Bills propose increased contributions to public employee pension plans

JUNEAU, Alaska (AP) – Bills calling for increased local contributions to two state pension programs and an overhaul of a community assistance program have been proposed in the Alaska Senate as lawmakers look to further cut costs amid a bulging budget deficit.

Measures introduced Monday would increase local contributions to the public employees’ and teachers’ retirement systems. They also would phase-out a state-sponsored scholarship program and scale back the community revenue sharing program.

The bills, from the Senate Finance Committee, are interlinked: the teachers’ retirement system and scholarship bills play off each other, as do the public employees’ retirement and community revenue sharing bills.

A major teachers’ union and a municipal group were reviewing the bills and awaiting further details, but expressed concerns with their apparent direction.

Senate Finance Committee co-chair Pete Kelly, R-Fairbanks, said money from the scholarship program would be used to ease the initial impact on districts from the proposed increase in teachers’ retirement system contributions. There is language in the teachers’ retirement bill stating that it’s the Legislature’s intent to provide additional money to districts to mitigate the increased costs for the first five fiscal years under the bill.

Kelly said if lawmakers want to offset the impact on districts, it will have to find the money somewhere, and in this environment, they have to look at things that the state can’t do anymore. The state faces a multibillion-dollar deficit amid low oil prices.

Under the proposals, the scholarship program, which requires recipients fully use their awards within six years of graduating from high school, would end in 2022. SB 208 would allow for scholarships for students who graduate high school on or before July 15, 2016.

The program was created in 2011 as a way to better prepare students for post-secondary success. Scholarship recipients require less remedial coursework and take more credit hours than non-recipients, according to an annual report on the program.
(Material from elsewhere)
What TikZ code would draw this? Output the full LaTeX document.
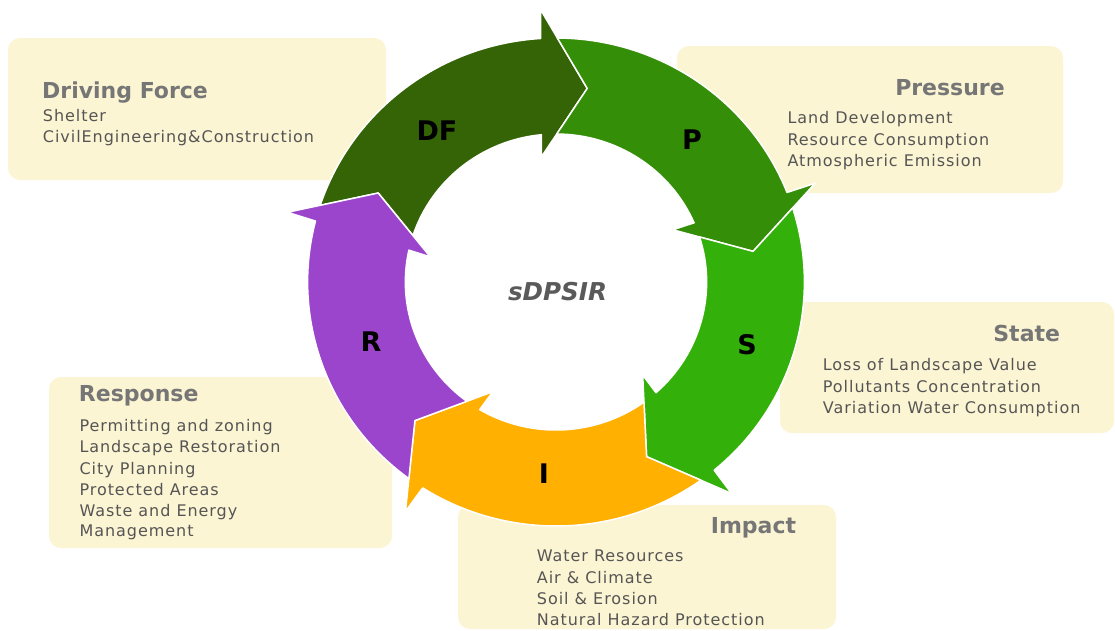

Ron Fuhrer, president of NEA-Alaska, a teachers’ union, said he wants to better understand what the impact on districts will be. He said he has concerns with ending the scholarship program.

Laura Cramer, an aide to Senate Finance co-chair Anna MacKinnon, said provisions in the community assistance bill would make certain property tax exemptions optional, providing a way for communities to offset the proposed increase in their contribution to the public employees’ system.

Kathie Wasserman, executive director of the Alaska Municipal League, worries that making those exemptions optional could impact the calculation for local school contributions, causing them to skyrocket.

She said she doesn’t know where lawmakers expect communities to come up with an increased share for the public employees’ system. Communities had been bracing for changes to the revenue sharing program but they’re also feeling the pinch from a bare-bones state infrastructure budget, cuts to the ferry system and additional pension costs under a previous restructuring of payments, she said.

Then “to hand us another bill on top of things, that’s just, that’s where we have to say, Enough,” she said.

The Senate, in its version of the state operating budget, proposed using $342 million in left-over reserve funds this year toward additional payments to the two retirement systems. The House and Senate have yet to finalize a budget package.